Read and Understand Scholarly Articles

Free

Uses: Upload PDFs of your research and have NotebookLM summarize or create a podcast. Ask questions and get answers based on the papers you uploaded. Concerns about hallucinations are much smaller because you're feeding it the papers.

Considerations: Like all AI tools, it can be vague and not particularly in-depth in how it summarizes the work. Must still read the scholarly material to evaluate inaccuracies.

Scholarcy Read and Understand Scholarly Articles

Free: 3 summaries/day

Pro: $10/month

Uses: Load a paper into Scholarcy to extract a summary or highlight important parts of the paper to assist with interpreting scientific literature. Create flash cards that outline how the paper relates to other papers in the field. 

Considerations: As always must evaluate the accuracy of summaries and analysis.

Julius Data analysis and data visualization

Free: 15 messages per month

Pro version with account upgrade

Uses: Use natural language queries to interact with data. Load data using spreadsheets or datasets and create graphs, forecasting models, and more. 

Considerations: May generate misleading or incorrect visualizations. May prioritize clarity over depth. AI models can inherit bias from training data or user inputs.

For more comprehensive listing of AI Research Tools, see Aaron Tay's Musings about Librarianship and Best AI Tools to Write A Literature Review.

Ethics and AI

1. AI isn't an author

AI is a machine that makes mistakes. It may be an okay background source (similar to how we talk about Wikipedia), but if you're relying on it for research, you should follow the citations and actually read the sources it references. 

2. AI amplifies cultural biases

Chatbots are trained on publicly-available data, but that data comes from a predominantly white, male, English-speaking, American perspective. And, since AI doesn't have a mind of it's own to filter out biases, it will often simply amplify the biases found in the source material.

3. AI has a large environmental footprint

AI uses a huge amount of power and water.

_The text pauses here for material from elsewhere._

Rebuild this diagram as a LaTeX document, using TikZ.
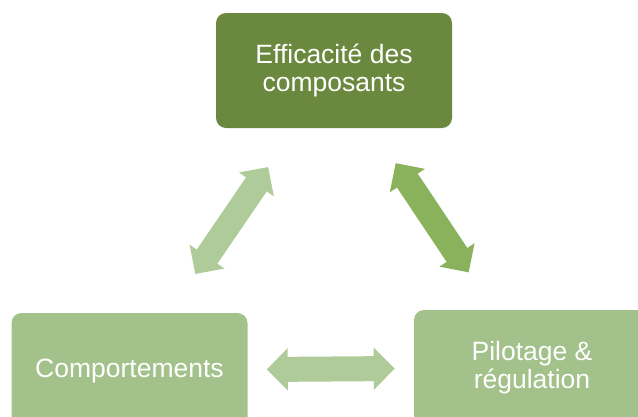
\documentclass[tikz,border=0pt]{standalone}
\usepackage{fontspec}
\setmainfont{Liberation Sans}
\usetikzlibrary{arrows.meta}
\definecolor{darkgreen}{HTML}{6A893F}
\definecolor{midgreen}{HTML}{A3C18A}
\definecolor{palegreen}{HTML}{B0CB9A}
\definecolor{arrowgreen}{HTML}{8AB25C}
\begin{document}
\begin{tikzpicture}[x=1pt, y=-1pt,
    box/.style = {rounded corners=10pt, minimum width=236pt, minimum height=115pt,
                  align=center, text=white, font=\fontsize{26.5}{28}\selectfont},
    link/.style = {line width=25pt, {Triangle[length=21pt,width=41pt]}-{Triangle[length=21pt,width=41pt]}}]
            \useasboundingbox (0,0) rectangle (638,416);
            \clip (0,0) rectangle (638,416);
            \node[box, fill=darkgreen] (eff) at (334,70.5) {Efficacité des\\composants};
            \node[box, fill=midgreen] (comp) at (129.5,370.5) {Comportements};
            \node[box, fill=midgreen] (pil) at (532,367.5) {Pilotage \&\\régulation};
            \draw[link, palegreen, shorten <=47pt, shorten >=47pt] (eff) -- (comp);
            \draw[link, arrowgreen, shorten <=42pt, shorten >=45pt] (eff) -- (pil);
            \draw[link, palegreen, shorten <=19pt, shorten >=19pt] (comp) -- (pil);

        \end{tikzpicture}
\end{document}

By some estimates, "a request made through ChatGPT...consumes 10 times the electricity of a Google Search" and globally in 2024, consumes 6x the water of Denmark (UN Environment Program).

4. AI makes it easy to plagiarize

Chat-based tools can quickly and easily summarize content, making it tempting to copy-paste text. Students may have trouble differentiating between appropriate uses of AI to help with scholarship, and uses that cross the line into plagiarism.